Aim of the exercise –
Reproduce the listing below word for word, with no pictures.

Data block start

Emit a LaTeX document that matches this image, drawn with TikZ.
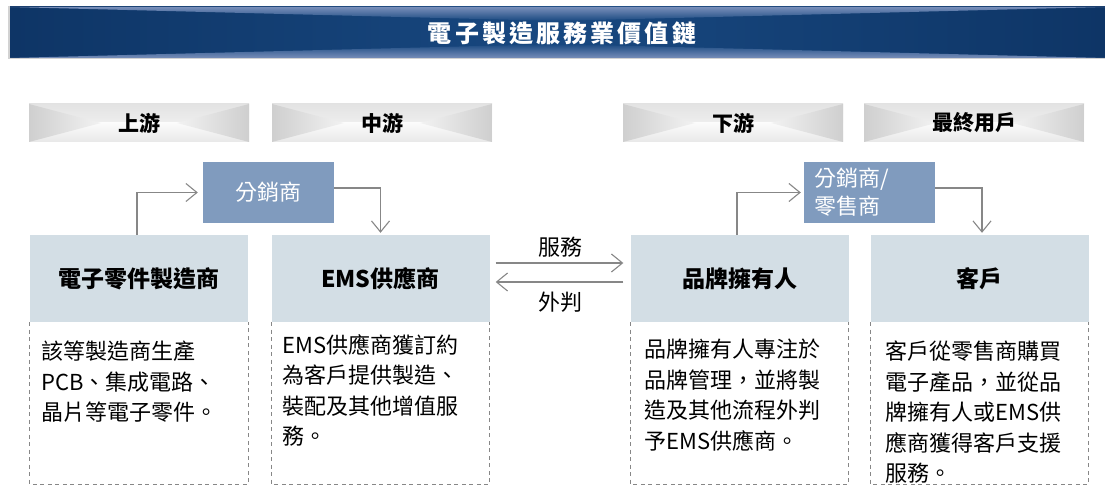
\documentclass[tikz,border=0pt]{standalone}
\usepackage{fontspec}
\setmainfont{Noto Sans CJK TC}
\usetikzlibrary{arrows.meta,positioning}

\definecolor{navy}{RGB}{14,53,102}
\definecolor{navymid}{RGB}{24,72,128}
\definecolor{navylight}{RGB}{120,142,185}
\definecolor{boxblue}{RGB}{128,155,190}
\definecolor{headblue}{RGB}{211,222,229}
\definecolor{linegray}{RGB}{135,135,135}

\begin{document}
\begin{tikzpicture}[
    x			= 1pt,
    y			= -1pt,
    >={Straight Barb[length=11pt, width=18pt]},
    arr/.style		= {->, draw=linegray, line width=1.1pt},
    dashline/.style	= {draw=linegray, line width=1.3pt, dash pattern=on 4pt off 3.5pt},
    colhead/.style	= {minimum width=220pt, minimum height=38pt, inner sep=0pt,
      font=\bfseries\fontsize{21}{21}\selectfont,
      path picture={
        \shade[top color=gray!22, bottom color=gray!5] (path picture bounding box.north west) rectangle (path picture bounding box.east);
        \shade[top color=gray!3, bottom color=gray!18] (path picture bounding box.west) rectangle (path picture bounding box.south east);
        \shade[left color=gray!38, right color=gray!10] (path picture bounding box.north west) -- ([xshift=72pt]path picture bounding box.west) -- (path picture bounding box.south west) -- cycle;
        \shade[right color=gray!38, left color=gray!10] (path picture bounding box.north east) -- ([xshift=-72pt]path picture bounding box.east) -- (path picture bounding box.south east) -- cycle;
      }},
    firmbox/.style	= {fill=headblue, minimum width=218pt, minimum height=87pt, inner sep=0pt,
      font=\bfseries\fontsize{23}{23}\selectfont},
    infotext/.style	= {anchor=north west, align=left, inner sep=0pt, font=\fontsize{22}{30.5}\selectfont},
    distbox/.style	= {fill=boxblue, text=white, minimum width=131pt, minimum height=61pt, inner sep=0pt,
      font=\fontsize{22}{28}\selectfont}
  ]
\useasboundingbox (0,0) rectangle (1105,486);
% title bar
\fill[gray!35] (8,6) rectangle (1105,59);
\shade[left color=navy, right color=navy, middle color=navymid] (10,7) rectangle (1105,58);
\shade[top color=navylight, bottom color=navymid] (10,7) -- (1105,7) -- (557,21) -- cycle;
\shade[bottom color=navylight, top color=navymid] (10,58) -- (1105,58) -- (557,44) -- cycle;
\node[text=white, font=\bfseries\fontsize{24}{24}\selectfont\addfontfeature{LetterSpace=13}] (title) at (562,33) {電子製造服務業價值鏈};
% column heads
\node[colhead] (up)   at (139,123) {上游};
\node[colhead] (mid)  at (382,123) {中游};
\node[colhead] (down) at (733,123) {下游};
\node[colhead] (end)  at (974,123) {最終用戶};
% firms
\node[firmbox] (ecm)    at (139,278.5)   {電子零件製造商};
\node[firmbox] (ems)    at (380.5,278.5) {EMS供應商};
\node[firmbox] (brand)  at (739.5,278.5) {品牌擁有人};
\node[firmbox] (client) at (979.5,278.5) {客戶};
% dashed boxes
\draw[dashline] (ecm.south west) -- ++(0,162) -| (ecm.south east);
\draw[dashline] (ems.south west) -- ++(0,162) -| (ems.south east);
\draw[dashline] (brand.south west) -- ++(0,162) -| (brand.south east);
\draw[dashline] (client.south west) -- ++(0,162) -| (client.south east);
% descriptions
\node[infotext] (ecmtext)    at (41,341)  {該等製造商生產\\PCB、集成電路、\\晶片等電子零件。};
\node[infotext] (emstext)    at (282,334) {EMS供應商獲訂約\\為客戶提供製造、\\裝配及其他增值服\\務。};
\node[infotext] (brandtext)  at (644,339) {品牌擁有人專注於\\品牌管理，並將製\\造及其他流程外判\\予EMS供應商。};
\node[infotext] (clienttext) at (885,341) {客戶從零售商購買\\電子產品，並從品\\牌擁有人或EMS供\\應商獲得客戶支援\\服務。};
% distributors
\node[distbox] (dist1) at (268.5,192.5) {分銷商};
\node[distbox, align=left, text width=111pt] (dist2) at (869.5,192.5) {分銷商/\\零售商};
% connectors
\draw[arr, shorten >=5pt] ([xshift=-2pt]ecm.north) |- (dist1.west);
\draw[arr, shorten >=2pt] ([yshift=4.5pt]dist1.east) -| (ems.north);
\draw[arr, shorten >=3pt] ([xshift=-2.5pt]brand.north) |- (dist2.west);
\draw[arr, shorten >=2pt] ([yshift=4.5pt]dist2.east) -| ([xshift=2.5pt]client.north);
% service / outsourcing
\draw[arr, shorten <=6pt, shorten >=7pt] ([yshift=15.5pt]ems.east) -- node[above=5pt, inner sep=0pt, font=\fontsize{22}{22}\selectfont] (svc) {服務} ([yshift=15.5pt]brand.west);
\draw[arr, shorten <=7pt, shorten >=6pt] ([yshift=-3.5pt]brand.west) -- node[below=9pt, inner sep=0pt, font=\fontsize{22}{22}\selectfont] (outs) {外判} ([yshift=-3.5pt]ems.east);
%
\end{tikzpicture}
\end{document}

Data block end

Answer to this task –
Emit a LaTeX document that matches this image, drawn with TikZ.
\documentclass[tikz,border=0pt]{standalone}
\usepackage{fontspec}
\setmainfont{Noto Sans CJK TC}
\usetikzlibrary{arrows.meta,positioning}

\definecolor{navy}{RGB}{14,53,102}
\definecolor{navymid}{RGB}{24,72,128}
\definecolor{navylight}{RGB}{120,142,185}
\definecolor{boxblue}{RGB}{128,155,190}
\definecolor{headblue}{RGB}{211,222,229}
\definecolor{linegray}{RGB}{135,135,135}

\begin{document}
\begin{tikzpicture}[
    x			= 1pt,
    y			= -1pt,
    >={Straight Barb[length=11pt, width=18pt]},
    arr/.style		= {->, draw=linegray, line width=1.1pt},
    dashline/.style	= {draw=linegray, line width=1.3pt, dash pattern=on 4pt off 3.5pt},
    colhead/.style	= {minimum width=220pt, minimum height=38pt, inner sep=0pt,
      font=\bfseries\fontsize{21}{21}\selectfont,
      path picture={
        \shade[top color=gray!22, bottom color=gray!5] (path picture bounding box.north west) rectangle (path picture bounding box.east);
        \shade[top color=gray!3, bottom color=gray!18] (path picture bounding box.west) rectangle (path picture bounding box.south east);
        \shade[left color=gray!38, right color=gray!10] (path picture bounding box.north west) -- ([xshift=72pt]path picture bounding box.west) -- (path picture bounding box.south west) -- cycle;
        \shade[right color=gray!38, left color=gray!10] (path picture bounding box.north east) -- ([xshift=-72pt]path picture bounding box.east) -- (path picture bounding box.south east) -- cycle;
      }},
    firmbox/.style	= {fill=headblue, minimum width=218pt, minimum height=87pt, inner sep=0pt,
      font=\bfseries\fontsize{23}{23}\selectfont},
    infotext/.style	= {anchor=north west, align=left, inner sep=0pt, font=\fontsize{22}{30.5}\selectfont},
    distbox/.style	= {fill=boxblue, text=white, minimum width=131pt, minimum height=61pt, inner sep=0pt,
      font=\fontsize{22}{28}\selectfont}
  ]
\useasboundingbox (0,0) rectangle (1105,486);
% title bar
\fill[gray!35] (8,6) rectangle (1105,59);
\shade[left color=navy, right color=navy, middle color=navymid] (10,7) rectangle (1105,58);
\shade[top color=navylight, bottom color=navymid] (10,7) -- (1105,7) -- (557,21) -- cycle;
\shade[bottom color=navylight, top color=navymid] (10,58) -- (1105,58) -- (557,44) -- cycle;
\node[text=white, font=\bfseries\fontsize{24}{24}\selectfont\addfontfeature{LetterSpace=13}] (title) at (562,33) {電子製造服務業價值鏈};
% column heads
\node[colhead] (up)   at (139,123) {上游};
\node[colhead] (mid)  at (382,123) {中游};
\node[colhead] (down) at (733,123) {下游};
\node[colhead] (end)  at (974,123) {最終用戶};
% firms
\node[firmbox] (ecm)    at (139,278.5)   {電子零件製造商};
\node[firmbox] (ems)    at (380.5,278.5) {EMS供應商};
\node[firmbox] (brand)  at (739.5,278.5) {品牌擁有人};
\node[firmbox] (client) at (979.5,278.5) {客戶};
% dashed boxes
\draw[dashline] (ecm.south west) -- ++(0,162) -| (ecm.south east);
\draw[dashline] (ems.south west) -- ++(0,162) -| (ems.south east);
\draw[dashline] (brand.south west) -- ++(0,162) -| (brand.south east);
\draw[dashline] (client.south west) -- ++(0,162) -| (client.south east);
% descriptions
\node[infotext] (ecmtext)    at (41,341)  {該等製造商生產\\PCB、集成電路、\\晶片等電子零件。};
\node[infotext] (emstext)    at (282,334) {EMS供應商獲訂約\\為客戶提供製造、\\裝配及其他增值服\\務。};
\node[infotext] (brandtext)  at (644,339) {品牌擁有人專注於\\品牌管理，並將製\\造及其他流程外判\\予EMS供應商。};
\node[infotext] (clienttext) at (885,341) {客戶從零售商購買\\電子產品，並從品\\牌擁有人或EMS供\\應商獲得客戶支援\\服務。};
% distributors
\node[distbox] (dist1) at (268.5,192.5) {分銷商};
\node[distbox, align=left, text width=111pt] (dist2) at (869.5,192.5) {分銷商/\\零售商};
% connectors
\draw[arr, shorten >=5pt] ([xshift=-2pt]ecm.north) |- (dist1.west);
\draw[arr, shorten >=2pt] ([yshift=4.5pt]dist1.east) -| (ems.north);
\draw[arr, shorten >=3pt] ([xshift=-2.5pt]brand.north) |- (dist2.west);
\draw[arr, shorten >=2pt] ([yshift=4.5pt]dist2.east) -| ([xshift=2.5pt]client.north);
% service / outsourcing
\draw[arr, shorten <=6pt, shorten >=7pt] ([yshift=15.5pt]ems.east) -- node[above=5pt, inner sep=0pt, font=\fontsize{22}{22}\selectfont] (svc) {服務} ([yshift=15.5pt]brand.west);
\draw[arr, shorten <=7pt, shorten >=6pt] ([yshift=-3.5pt]brand.west) -- node[below=9pt, inner sep=0pt, font=\fontsize{22}{22}\selectfont] (outs) {外判} ([yshift=-3.5pt]ems.east);
%
\end{tikzpicture}
\end{document}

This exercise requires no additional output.